Entire towns need saving, according to the lawn signs. As local elections intensify across North Carolina, the housing debate has taken on a spiritual significance. Housing advocates must recognize that opponents to development are speaking theologically, not just politically.

I witnessed a great awakening in 2017 when an emergent “Save Davidson” campaign ousted the long-time mayor and much of the town council over “high-density development.”
Now, I’m witnessing a revival as the group “Save Chapel Hill” formed last Spring against a proposed zoning amendment, Housing Choices for a Complete Community. It passed in June and legalized Missing Middle housing options in Chapel Hill.
The language of “saving” carries a spiritual weight beyond conventional local politics. The mission of Save Davidson is to “preserve Davidson's small-town quality of life,” and Save Chapel Hill spoke about keeping the “small college town” identity. The soul of the community is at stake. It requires salvation through preservation.
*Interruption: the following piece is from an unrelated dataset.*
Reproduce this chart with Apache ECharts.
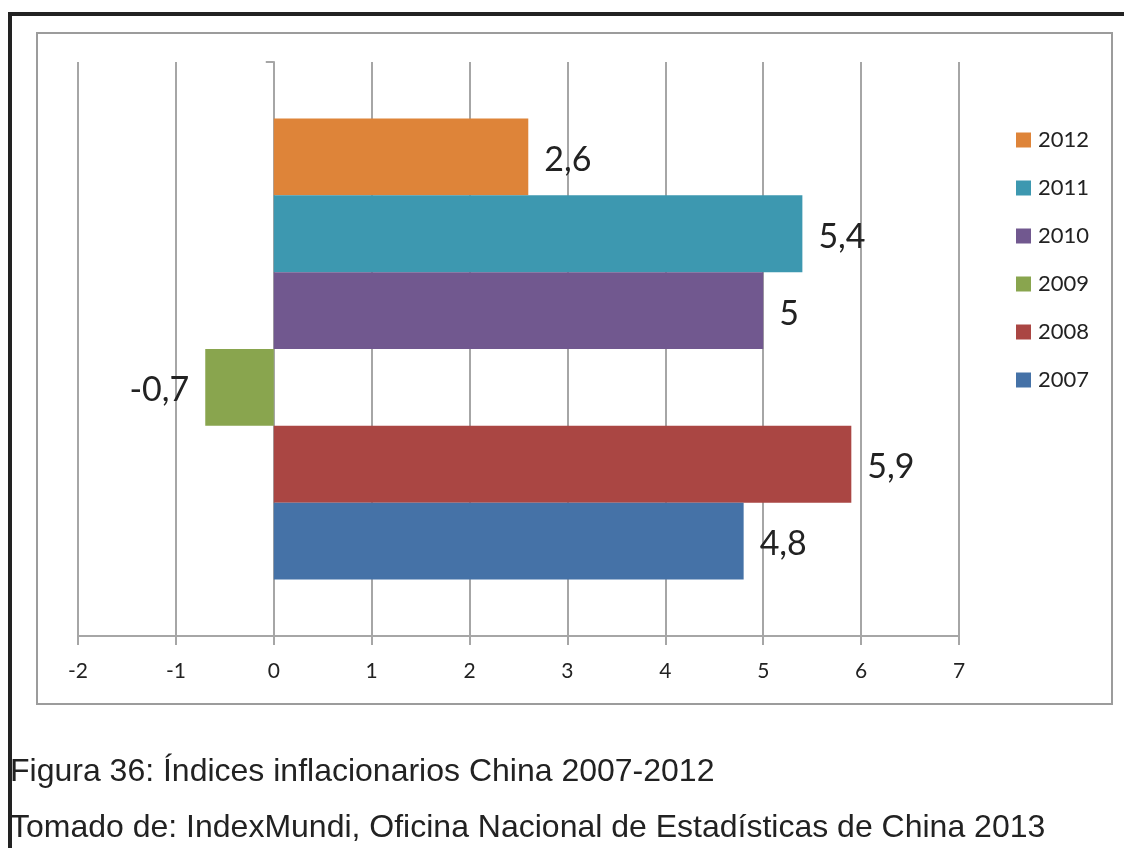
<!DOCTYPE html>
<html>
<head>
<meta charset="utf-8">
<script src="https://cdn.jsdelivr.net/npm/echarts@6/dist/echarts.min.js"></script>
<style>
  html, body { margin: 0; padding: 0; background: #fff; }
  #chart { width: 1124px; height: 848px; }
</style>
</head>
<body>
<div id="chart"></div>
<script>
// data (top bar first)
var years = ['2012', '2011', '2010', '2009', '2008', '2007']
var values = [2.6, 5.4, 5, -0.7, 5.9, 4.8]
var colors = ['#DE8439', '#3D98B0', '#71588F', '#89A54E', '#AA4643', '#4572A7']
var captions = [
  'Figura 36: Índices inflacionarios China 2007-2012',
  'Tomado de: IndexMundi, Oficina Nacional de Estadísticas de China 2013'
]

var chart = echarts.init(document.getElementById('chart'))

function fmt(v) {
  return String(v).replace('.', ',')
}

var series = years.map(function (y, i) {
  var v = values[i]
  return {
    name: y,
    type: 'bar',
    barGap: '0%',
    barCategoryGap: '19.7%',
    itemStyle: { color: colors[i] },
    label: {
      show: true,
      position: v < 0 ? 'left' : 'right',
      distance: 16,
      offset: [0, 3],
      fontSize: 34,
      fontFamily: 'Lato',
      color: '#222',
      formatter: function (p) { return fmt(p.value) }
    },
    data: [v]
  }
})

chart.setOption({
  animation: false,
  textStyle: { fontFamily: 'Lato' },
  grid: {
    left: 78,
    right: 165,
    top: 62,
    bottom: 212
  },
  legend: {
    orient: 'vertical',
    left: 1016,
    top: 129,
    padding: 0,
    itemWidth: 15,
    itemHeight: 15,
    itemGap: 26,
    icon: 'rect',
    data: years,
    textStyle: { fontSize: 22, color: '#222', fontFamily: 'Lato', padding: [0, 0, 0, 2] }
  },
  xAxis: {
    type: 'value',
    min: -2,
    max: 7,
    interval: 1,
    axisLine: { show: true, lineStyle: { color: '#A6A6A6', width: 2 } },
    axisTick: { show: true, length: 9, lineStyle: { color: '#A6A6A6', width: 2 } },
    axisLabel: { margin: 25, fontSize: 21, color: '#222', fontFamily: 'Lato' },
    splitLine: { show: true, lineStyle: { color: '#A6A6A6', width: 2 } }
  },
  yAxis: {
    type: 'category',
    data: [''],
    axisLine: { show: true, onZero: true, lineStyle: { color: '#A6A6A6', width: 2 } },
    axisTick: { show: true, length: 8, lineStyle: { color: '#A6A6A6', width: 2 } },
    axisLabel: { show: false }
  },
  graphic: [
    // black page frame
    { type: 'rect', shape: { x: 10, y: 14, width: 1130, height: 850 },
      style: { fill: 'none', stroke: '#222', lineWidth: 4 }, silent: true },
    // chart area border
    { type: 'rect', shape: { x: 37, y: 33, width: 1075, height: 671 },
      style: { fill: 'none', stroke: '#9C9C9C', lineWidth: 2 }, silent: true },
    { type: 'text', x: 10, y: 772,
      style: { text: captions[0], fontSize: 32, fontFamily: 'Liberation Sans', fill: '#222', verticalAlign: 'middle' } },
    { type: 'text', x: 10, y: 828,
      style: { text: captions[1], fontSize: 32, fontFamily: 'Liberation Sans', fill: '#222', verticalAlign: 'middle' } }
  ],
  series: series
})
</script>
</body>
</html>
Now, the major fault line in the Chapel Hill mayor’s race is housing. The two candidates were on opposite sides of the vote in June, and the issue is top of mind for voters. I was struck by this quote in the Daily Tar Heel from Chapel Hill resident and pro-housing advocate Samuel Gee:
“The housing problem in Chapel Hill, if we really want to meet it head-on, has to be something where we hold very little sacred.”
Gee spoke powerfully in that interview about the need for zoning reform. But notice how pro-housing advocates cede the sacred to their opponents. There is a pervasive theology underlying this local housing debate— where the status quo is holy and change is profane. Pro-housing voices are enemies at the gate, and only NIMBYism can save the town.
NIMBY activists have developed what theologians would call a soteriology— a doctrine of what it means to be saved.
Being “saved” can take many forms. My Uncle once caught a Black Widow spider in a glass jar. He told me he wanted to save it. I expected him to move the spider into a safer place in the woods, away from the house where we found her. Instead, he filled the jar with formaldehyde. He saved it, and it is still floating in the jar on a shelf today.
When concerned residents, frustrated by traffic or saddened by teardowns, want to “save” their town, they are looking for rescue. The priests of preservation promise salvation for the community. But they only embalm it.
This is the inevitable conclusion of a NIMBY doctrine of Creation that views students as pollution. In California, the group “Save Berkeley Neighborhoods” successfully sued the university and nearly prevented thousands of students from enrolling. This movement uses spiritual concerns for community and creation to entrench policies that privilege a subset of residents.
Nationwide, the political debate on housing has turned in favor of building more housing. California capped off one of its most pro-housing legislative sessions: accelerating housing permitting, legalizing housing on religious campuses, and protecting student housing from lawsuits like we saw in Berkeley. Policy research continues to show that cities building housing see lower rents.
The theological debate, however, is just beginning. Policy memos cannot counter spiritual claims on the nature of housing and neighborhoods. The continued momentum of greater housing abundance, particularly in the South, needs a theological language.